## What the exercise asks
Everything in the data should be repeated exactly, save for the images.

## Stored data

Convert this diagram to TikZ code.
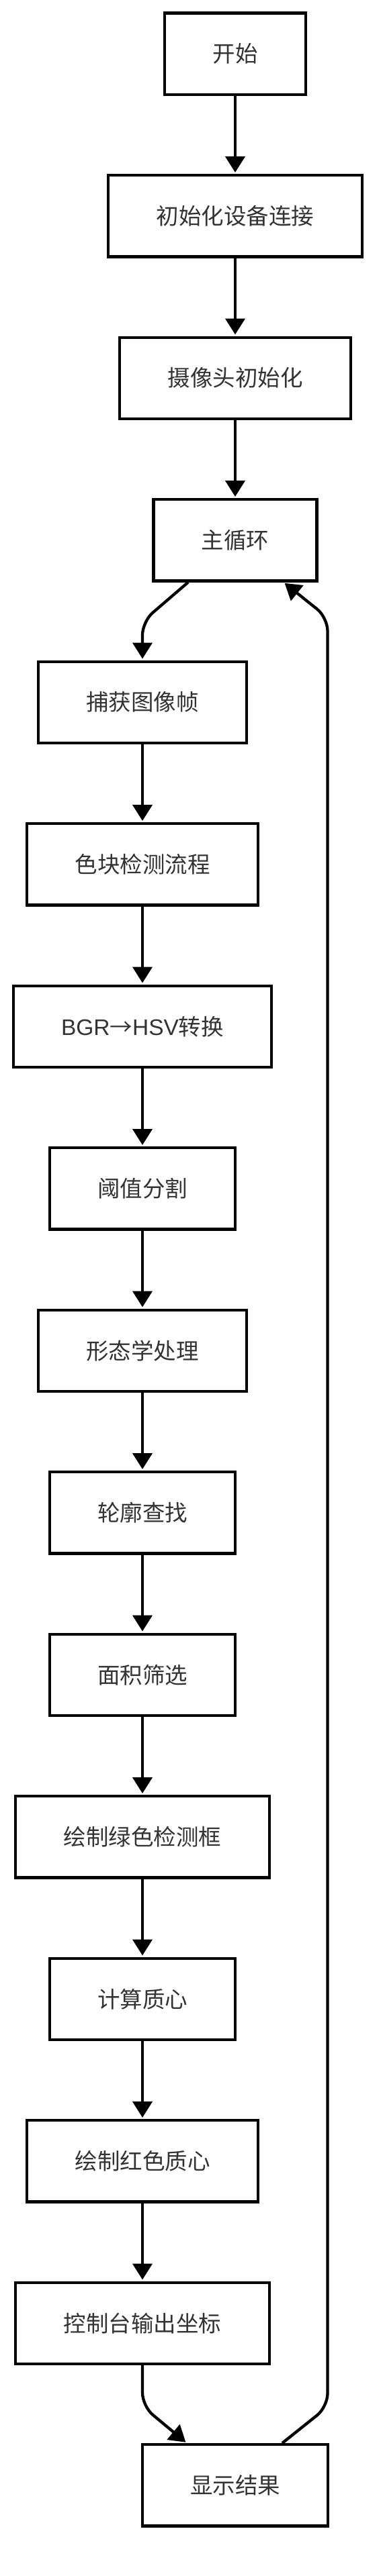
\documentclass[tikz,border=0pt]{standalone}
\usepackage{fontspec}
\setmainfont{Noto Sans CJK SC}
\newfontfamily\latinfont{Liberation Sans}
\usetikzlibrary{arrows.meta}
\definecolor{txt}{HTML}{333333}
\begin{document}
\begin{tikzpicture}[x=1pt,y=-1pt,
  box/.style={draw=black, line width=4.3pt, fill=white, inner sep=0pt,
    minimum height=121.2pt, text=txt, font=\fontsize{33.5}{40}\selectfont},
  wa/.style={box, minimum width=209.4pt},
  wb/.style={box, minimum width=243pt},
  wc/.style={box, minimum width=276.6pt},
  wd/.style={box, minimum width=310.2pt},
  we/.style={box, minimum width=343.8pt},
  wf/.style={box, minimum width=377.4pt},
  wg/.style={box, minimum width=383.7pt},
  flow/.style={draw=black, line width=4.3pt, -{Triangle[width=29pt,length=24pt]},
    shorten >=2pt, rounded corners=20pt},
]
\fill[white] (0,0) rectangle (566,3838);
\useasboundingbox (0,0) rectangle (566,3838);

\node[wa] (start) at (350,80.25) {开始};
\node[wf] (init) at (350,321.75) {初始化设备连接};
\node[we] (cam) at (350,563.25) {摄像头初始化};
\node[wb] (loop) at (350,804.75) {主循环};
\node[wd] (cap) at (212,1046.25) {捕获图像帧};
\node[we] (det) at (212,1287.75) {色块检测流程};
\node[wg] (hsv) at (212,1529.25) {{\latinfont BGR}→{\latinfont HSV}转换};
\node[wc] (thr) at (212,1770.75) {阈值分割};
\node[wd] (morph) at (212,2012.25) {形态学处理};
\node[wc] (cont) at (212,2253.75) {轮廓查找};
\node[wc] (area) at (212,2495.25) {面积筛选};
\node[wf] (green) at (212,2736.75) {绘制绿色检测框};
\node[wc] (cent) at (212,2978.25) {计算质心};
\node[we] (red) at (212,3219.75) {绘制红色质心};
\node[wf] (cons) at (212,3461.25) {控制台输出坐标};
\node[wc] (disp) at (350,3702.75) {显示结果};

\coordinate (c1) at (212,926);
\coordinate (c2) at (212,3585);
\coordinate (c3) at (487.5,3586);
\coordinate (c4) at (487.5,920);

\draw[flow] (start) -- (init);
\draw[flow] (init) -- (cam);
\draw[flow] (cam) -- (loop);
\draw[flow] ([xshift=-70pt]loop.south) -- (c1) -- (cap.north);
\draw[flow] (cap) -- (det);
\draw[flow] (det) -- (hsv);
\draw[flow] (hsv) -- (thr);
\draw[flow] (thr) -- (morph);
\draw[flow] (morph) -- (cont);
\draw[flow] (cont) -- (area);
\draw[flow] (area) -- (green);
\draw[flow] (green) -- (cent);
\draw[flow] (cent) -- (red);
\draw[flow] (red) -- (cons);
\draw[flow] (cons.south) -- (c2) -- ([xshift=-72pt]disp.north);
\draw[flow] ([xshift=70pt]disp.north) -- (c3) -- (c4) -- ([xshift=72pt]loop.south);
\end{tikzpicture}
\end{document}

## Correct result
Convert this diagram to TikZ code.
\documentclass[tikz,border=0pt]{standalone}
\usepackage{fontspec}
\setmainfont{Noto Sans CJK SC}
\newfontfamily\latinfont{Liberation Sans}
\usetikzlibrary{arrows.meta}
\definecolor{txt}{HTML}{333333}
\begin{document}
\begin{tikzpicture}[x=1pt,y=-1pt,
  box/.style={draw=black, line width=4.3pt, fill=white, inner sep=0pt,
    minimum height=121.2pt, text=txt, font=\fontsize{33.5}{40}\selectfont},
  wa/.style={box, minimum width=209.4pt},
  wb/.style={box, minimum width=243pt},
  wc/.style={box, minimum width=276.6pt},
  wd/.style={box, minimum width=310.2pt},
  we/.style={box, minimum width=343.8pt},
  wf/.style={box, minimum width=377.4pt},
  wg/.style={box, minimum width=383.7pt},
  flow/.style={draw=black, line width=4.3pt, -{Triangle[width=29pt,length=24pt]},
    shorten >=2pt, rounded corners=20pt},
]
\fill[white] (0,0) rectangle (566,3838);
\useasboundingbox (0,0) rectangle (566,3838);

\node[wa] (start) at (350,80.25) {开始};
\node[wf] (init) at (350,321.75) {初始化设备连接};
\node[we] (cam) at (350,563.25) {摄像头初始化};
\node[wb] (loop) at (350,804.75) {主循环};
\node[wd] (cap) at (212,1046.25) {捕获图像帧};
\node[we] (det) at (212,1287.75) {色块检测流程};
\node[wg] (hsv) at (212,1529.25) {{\latinfont BGR}→{\latinfont HSV}转换};
\node[wc] (thr) at (212,1770.75) {阈值分割};
\node[wd] (morph) at (212,2012.25) {形态学处理};
\node[wc] (cont) at (212,2253.75) {轮廓查找};
\node[wc] (area) at (212,2495.25) {面积筛选};
\node[wf] (green) at (212,2736.75) {绘制绿色检测框};
\node[wc] (cent) at (212,2978.25) {计算质心};
\node[we] (red) at (212,3219.75) {绘制红色质心};
\node[wf] (cons) at (212,3461.25) {控制台输出坐标};
\node[wc] (disp) at (350,3702.75) {显示结果};

\coordinate (c1) at (212,926);
\coordinate (c2) at (212,3585);
\coordinate (c3) at (487.5,3586);
\coordinate (c4) at (487.5,920);

\draw[flow] (start) -- (init);
\draw[flow] (init) -- (cam);
\draw[flow] (cam) -- (loop);
\draw[flow] ([xshift=-70pt]loop.south) -- (c1) -- (cap.north);
\draw[flow] (cap) -- (det);
\draw[flow] (det) -- (hsv);
\draw[flow] (hsv) -- (thr);
\draw[flow] (thr) -- (morph);
\draw[flow] (morph) -- (cont);
\draw[flow] (cont) -- (area);
\draw[flow] (area) -- (green);
\draw[flow] (green) -- (cent);
\draw[flow] (cent) -- (red);
\draw[flow] (red) -- (cons);
\draw[flow] (cons.south) -- (c2) -- ([xshift=-72pt]disp.north);
\draw[flow] ([xshift=70pt]disp.north) -- (c3) -- (c4) -- ([xshift=72pt]loop.south);
\end{tikzpicture}
\end{document}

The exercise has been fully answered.